The landlord marries and sets out on an ocean voyage with his bride. On the same ship the father of the tubercular family, working as stoker or deck hand, reaches the last stages of the disease and in his dying hours is mercifully attended by the bride. She contracts the disease and later appears weak and fading. The husband, ascertaining the real nature of her malady, brings her home with the purpose of placing her in the private sanitarium. There is no room in this institution, but good accommodations are found in the public sanitarium to which she goes and where she finds the children from their tenement.
The facts have now been put in such juxtaposition that the husband has a change of heart. The patients recover and the landlord endows a great sanitarium for the tuberculous. One may easily criticize the crudeness of the plot and the improbabilities with which it bristles. But it sets forth love and death and conversion and an appeal to rescue those who suffer from the great white plague: and this was sufficient for the crowd, for all are children when beholding the elemental things of life. At any rate the women who stood at the exits of the theater selling the Christmas stamps of the anti-tuberculosis society will tell you that the purse strings as well as the heart strings of the crowd relaxed to the crude but deep melody of mercy.

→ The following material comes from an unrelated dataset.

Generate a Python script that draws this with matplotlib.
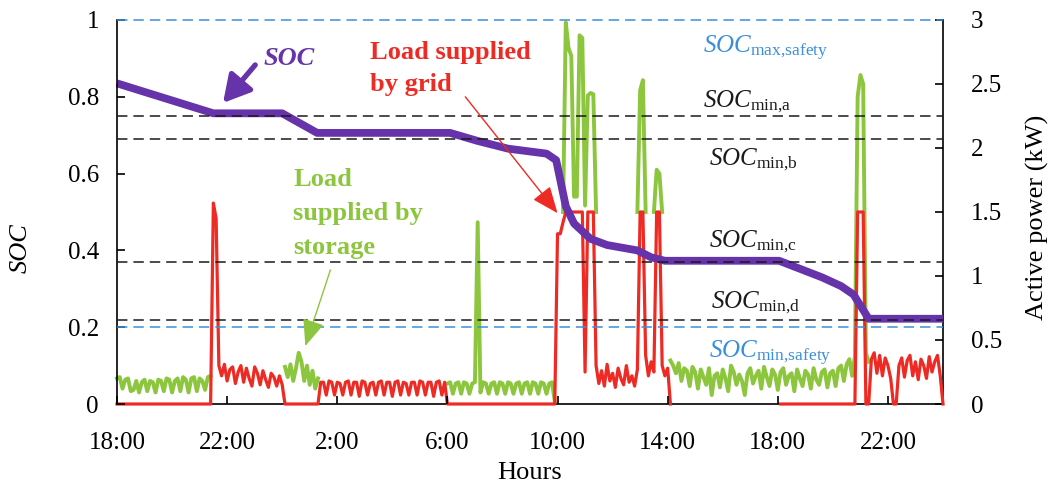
import numpy as np
import matplotlib
matplotlib.use("Agg")
import matplotlib.pyplot as plt

plt.rcParams.update({
    "font.family": ["Liberation Serif", "DejaVu Serif"],
    "mathtext.fontset": "custom",
    "mathtext.rm": "Liberation Serif",
    "mathtext.it": "Liberation Serif:italic",
    "mathtext.bf": "Liberation Serif:bold",
    "lines.scale_dashes": False,
})

nan = float("nan")

# ---------------- data ----------------
SAMPLE_STEP_H = 0.1          # sampling interval of the power traces (hours after 18:00)
x_tick_hours = [0, 4, 8, 12, 16, 20, 24, 28]
x_tick_labels = ["18:00", "22:00", "2:00", "6:00", "10:00", "14:00", "18:00", "22:00"]
soc_ticks = [0, 0.2, 0.4, 0.6, 0.8, 1.0]
soc_tick_labels = ["0", "0.2", "0.4", "0.6", "0.8", "1"]
power_ticks = [0, 0.5, 1, 1.5, 2, 2.5, 3]
power_tick_labels = ["0", "0.5", "1", "1.5", "2", "2.5", "3"]

soc_hours = [0.0, 3.5, 6.0, 7.27, 12.1, 13.1, 14.2, 15.6, 15.95, 16.3, 16.6, 17.2,
             17.8, 18.9, 19.4, 19.9, 24.05, 25.6, 26.3, 26.75, 27.3, 30.0]
soc_values = [0.835, 0.757, 0.757, 0.706, 0.706, 0.685, 0.665, 0.652, 0.635, 0.515, 0.47, 0.43,
              0.414, 0.40, 0.382, 0.373, 0.373, 0.33, 0.307, 0.285, 0.222, 0.222]

# load supplied by storage (kW), one value every 0.1 h
storage_kw = [
    0.20, 0.21, 0.12, 0.19, 0.20, 0.10, 0.11, 0.18, 0.09, 0.17,
    0.19, 0.10, 0.18, 0.17, 0.09, 0.19, 0.18, 0.10, 0.20, 0.19,
    0.09, 0.18, 0.20, 0.10, 0.21, 0.19, 0.09, 0.20, 0.21, 0.10,
    0.20, 0.18, 0.11, 0.21, 0.22, nan, nan, nan, nan, nan,
    nan, nan, nan, nan, nan, nan, nan, nan, nan, nan,
    nan, nan, nan, nan, nan, nan, nan, nan, nan, nan,
    nan, 0.29, 0.21, 0.31, 0.18, 0.28, 0.40, 0.33, 0.18, 0.30,
    0.15, 0.26, 0.12, 0.20, nan, nan, nan, nan, nan, nan,
    nan, nan, nan, nan, nan, nan, nan, nan, nan, nan,
    nan, nan, nan, nan, nan, nan, nan, nan, nan, nan,
    nan, nan, nan, nan, nan, nan, nan, nan, nan, nan,
    nan, nan, nan, nan, nan, nan, nan, nan, nan, nan,
    0.16, 0.17, 0.08, 0.16, 0.17, 0.08, 0.17, 0.16, 0.08, 0.16,
    0.17, 1.42, 0.09, 0.17, 0.16, 0.08, 0.16, 0.17, 0.08, 0.17,
    0.16, 0.08, 0.17, 0.16, 0.08, 0.16, 0.17, 0.08, 0.16, 0.17,
    0.08, 0.17, 0.16, 0.08, 0.17, 0.16, 0.08, 0.16, 0.17, 0.02,
    nan, nan, 1.50, 2.98, 2.78, 2.72, 1.62, 1.62, 2.88, 2.86,
    1.55, 2.41, 2.43, 2.42, 1.50, nan, nan, nan, nan, nan,
    nan, nan, nan, nan, nan, nan, nan, nan, nan, 1.50,
    2.45, 2.53, 1.50, nan, nan, 1.50, 1.83, 1.80, 1.50, nan,
    nan, 0.34, 0.30, 0.24, 0.32, 0.18, 0.28, 0.26, 0.14, 0.29,
    0.25, 0.12, 0.27, 0.21, 0.15, 0.28, 0.07, 0.22, 0.24, 0.13,
    0.27, 0.20, 0.10, 0.30, 0.25, 0.15, 0.23, 0.18, 0.07, 0.24,
    0.28, 0.16, 0.22, 0.26, 0.12, 0.29, 0.21, 0.14, 0.27, 0.23,
    0.11, 0.25, 0.28, 0.15, 0.22, 0.24, 0.10, 0.27, 0.20, 0.14,
    0.26, 0.23, 0.12, 0.28, 0.19, 0.15, 0.25, 0.27, 0.13, 0.24,
    0.26, 0.14, 0.28, 0.30, 0.18, 0.31, 0.35, 0.22, 0.37, 2.40,
    2.57, 2.50, 0.40, 0.33, nan, nan, nan, nan, nan, nan,
    nan, nan, nan, nan, nan, nan, nan, nan, nan, nan,
    nan, nan, nan, nan, nan, nan, nan, nan, nan, nan,
    nan,
]

# load supplied by grid (kW), one value every 0.1 h
grid_kw = [
    0, 0, 0, 0, 0, 0, 0, 0, 0, 0,
    0, 0, 0, 0, 0, 0, 0, 0, 0, 0,
    0, 0, 0, 0, 0, 0, 0, 0, 0, 0,
    0, 0, 0, 0, 0, 1.57, 1.45, 0.30, 0.22, 0.31,
    0.18, 0.27, 0.29, 0.16, 0.25, 0.30, 0.17, 0.28, 0.20, 0.14,
    0.29, 0.24, 0.15, 0.26, 0.19, 0.13, 0.24, 0.21, 0.14, 0.22,
    0.15, 0, 0, 0, 0, 0, 0, 0, 0, 0,
    0, 0, 0, 0, 0.17, 0.17, 0.07, 0.18, 0.17, 0.07,
    0.17, 0.16, 0.07, 0.17, 0.18, 0.07, 0.17, 0.17, 0.06, 0.18,
    0.17, 0.07, 0.16, 0.17, 0.07, 0.17, 0.18, 0.07, 0.17, 0.17,
    0.06, 0.17, 0.18, 0.07, 0.17, 0.16, 0.07, 0.17, 0.17, 0.07,
    0.18, 0.17, 0.07, 0.17, 0.17, 0.06, 0.17, 0.18, 0.07, 0.17,
    0, 0, 0, 0, 0, 0, 0, 0, 0, 0,
    0, 0, 0, 0, 0, 0, 0, 0, 0, 0,
    0, 0, 0, 0, 0, 0, 0, 0, 0, 0,
    0, 0, 0, 0, 0, 0, 0, 0, 0, 0,
    1.33, 1.33, 1.42, 1.50, 1.50, 1.50, 1.50, 1.50, 1.50, 1.50,
    0.25, 1.50, 1.50, 1.50, 0.30, 0.16, 0.26, 0.14, 0.31, 0.18,
    0.24, 0.13, 0.28, 0.20, 0.15, 0.30, 0.17, 0.22, 0.14, 0.27,
    1.50, 1.50, 0.38, 0.22, 0.33, 0.25, 1.50, 1.50, 0.30, 0.22,
    0.28, 0, nan, nan, nan, nan, nan, nan, nan, nan,
    nan, nan, nan, nan, nan, nan, nan, nan, nan, nan,
    nan, nan, nan, nan, nan, nan, nan, nan, nan, nan,
    nan, nan, nan, nan, nan, nan, nan, nan, nan, nan,
    nan, 0, 0, 0, 0, 0, 0, 0, 0, 0,
    0, 0, 0, 0, 0, 0, 0, 0, 0, 0,
    0, 0, 0, 0, 0, 0, 0, 0, 0, 1.50,
    1.50, 1.50, 0, 0, 0.35, 0.40, 0.24, 0.38, 0.22, 0.36,
    0.30, 0.20, 0, 0, 0.30, 0.36, 0.21, 0.34, 0.38, 0.22,
    0.33, 0.19, 0.35, 0.30, 0.20, 0.37, 0.25, 0.33, 0.38, 0.22,
    0,
]
assert len(storage_kw) == len(grid_kw) == 301

soc_limit_values = [1.0, 0.75, 0.69, 0.37, 0.22, 0.20]
soc_limit_kinds = ["safety", "min", "min", "min", "min", "safety"]
soc_limit_labels = [r"$\mathit{SOC}_{\mathrm{max{,}safety}}$", r"$\mathit{SOC}_{\mathrm{min{,}a}}$",
                    r"$\mathit{SOC}_{\mathrm{min{,}b}}$", r"$\mathit{SOC}_{\mathrm{min{,}c}}$",
                    r"$\mathit{SOC}_{\mathrm{min{,}d}}$", r"$\mathit{SOC}_{\mathrm{min{,}safety}}$"]
label_pos_hours = [21.27, 21.27, 21.5, 21.5, 21.56, 21.5]
label_pos_soc = [0.914, 0.773, 0.622, 0.409, 0.25, 0.12]

# ---------------- styling ----------------
PURPLE = "#6633aa"
GREEN = "#8cc63e"
RED = "#ed2b24"
BLUE = "#3a8fdc"
BLACK = "#1a1a1a"

W, H = 1057, 486
fig = plt.figure(figsize=(W / 100, H / 100), dpi=100)
fig.patch.set_facecolor("white")
ax = fig.add_axes([117 / W, 1 - 404 / H, (943 - 117) / W, 384 / H])
ax2 = ax.twinx()
ax.set_zorder(ax2.get_zorder() + 1)
ax.patch.set_visible(False)

hours = np.arange(len(grid_kw)) * SAMPLE_STEP_H
ax2.plot(hours, storage_kw, color=GREEN, lw=2.8, zorder=2, clip_on=False)
ax2.plot(hours, grid_kw, color=RED, lw=2.3, zorder=3, clip_on=False)
ax2.set_ylim(0, 3)
ax2.set_xlim(0, 30)

ax.plot(soc_hours, soc_values, color=PURPLE, lw=5.6, zorder=2, solid_capstyle="butt",
        solid_joinstyle="round", clip_on=False)
for val, kind in zip(soc_limit_values, soc_limit_kinds):
    col = BLUE if kind == "safety" else BLACK
    ax.plot([0, 30], [val, val], color=col, lw=1.1, dashes=(7.5, 4.3), zorder=3, clip_on=False)
for lab, kind, hx, sy in zip(soc_limit_labels, soc_limit_kinds, label_pos_hours, label_pos_soc):
    col = BLUE if kind == "safety" else BLACK
    ax.text(hx, sy, lab, color=col, fontsize=18, ha="left", va="baseline", zorder=5)

ax.set_xlim(0, 30)
ax.set_ylim(0, 1)

# spines
for s in ["top", "right", "bottom"]:
    ax.spines[s].set_visible(False)
ax.spines["left"].set_linewidth(1.2)
ax2.spines["top"].set_visible(False)
ax2.spines["left"].set_visible(False)
ax2.spines["right"].set_linewidth(1.2)
ax2.spines["bottom"].set_linewidth(1.2)

ax.set_xticks(x_tick_hours)
ax.set_xticklabels(x_tick_labels)
ax.set_yticks(soc_ticks)
ax.set_yticklabels(soc_tick_labels)
ax2.set_yticks(power_ticks)
ax2.set_yticklabels(power_tick_labels)
ax.tick_params(axis="both", direction="in", length=6, width=1.2, labelsize=18)
ax.tick_params(axis="y", pad=13)
ax.tick_params(axis="x", pad=20)
ax2.tick_params(axis="y", direction="in", length=6, width=1.2, labelsize=18, pad=20)

ax.set_ylabel("SOC", fontsize=19, style="italic")
ax.yaxis.set_label_coords(-0.103, 0.406)
ax2.set_ylabel("Active power (kW)", fontsize=19)
ax2.yaxis.set_label_coords(1.10, 0.487)
ax.set_xlabel("Hours", fontsize=19)
ax.xaxis.set_label_coords(0.5, -0.152)

# annotations
ax.text(5.31, 0.883, "SOC", color=PURPLE, fontsize=19, style="italic", fontweight="bold",
        ha="left", va="baseline")
ax.annotate("", xy=(3.85, 0.784), xytext=(5.02, 0.883),
            arrowprops=dict(arrowstyle="-|>,head_length=0.9,head_width=0.5", lw=3.8,
                            color=PURPLE, shrinkA=0, shrinkB=0, mutation_scale=18))

ax.text(9.2, 0.945, "Load supplied\nby grid", color=RED, fontsize=19, fontweight="bold",
        ha="left", va="top", linespacing=1.5)
ax.annotate("", xy=(16.0, 0.497), xytext=(12.65, 0.80),
            arrowprops=dict(arrowstyle="-|>,head_length=1.1,head_width=0.45", lw=1.0,
                            color=RED, shrinkA=0, shrinkB=0, mutation_scale=15))

ax.text(6.4, 0.615, "Load\nsupplied by\nstorage", color=GREEN, fontsize=19, fontweight="bold",
        ha="left", va="top", linespacing=1.62)
ax.annotate("", xy=(6.84, 0.151), xytext=(7.75, 0.349),
            arrowprops=dict(arrowstyle="-|>,head_length=1.1,head_width=0.45", lw=1.0,
                            color=GREEN, shrinkA=0, shrinkB=0, mutation_scale=15))

fig.savefig("out.png", dpi=100)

The social hunger also, turning its back upon the meager home and heightened by the monotony and semi-independence of early toil, takes to the street. The quest is quickly commercialized and debauched by the public dance halls which are controlled by the liquor interests. A recent thorough investigation of 328 of these halls in Chicago showed a nightly attendance of some 86,000 young people, the average age of the boys being sixteen to eighteen years and of the girls fourteen to sixteen years. Liquor was sold in 240 halls, 190 had saloons opening into them, in 178 immoral dancing went on unhindered. The worst halls had the least dancing and the longest intermissions. Everything was conducted so as to increase the sale of liquor, and between the hours of one and three A.M. the toughest element from the saloons, which close at one o’clock, poured into the halls to complete the debauch and to make full use of the special liquor license which is good until the later hour.[5]
The quest of fun and social adventure can be traced also through other commercialized channels, in public poolrooms where minors waste time and money—gamble, smoke, tell unclean stories and plan mischief; in great amusement parks where the boy and girl on pleasure bent meet as strangers to each other and without social sponsor, where the deluded girl not only accepts but often invites a generosity which will tend to compromise if not break down the morality of both; on excursion boats which, if neglected, tend to become floating palaces of shame; and in many ways that lead from the inadequate home to sorrow and disaster.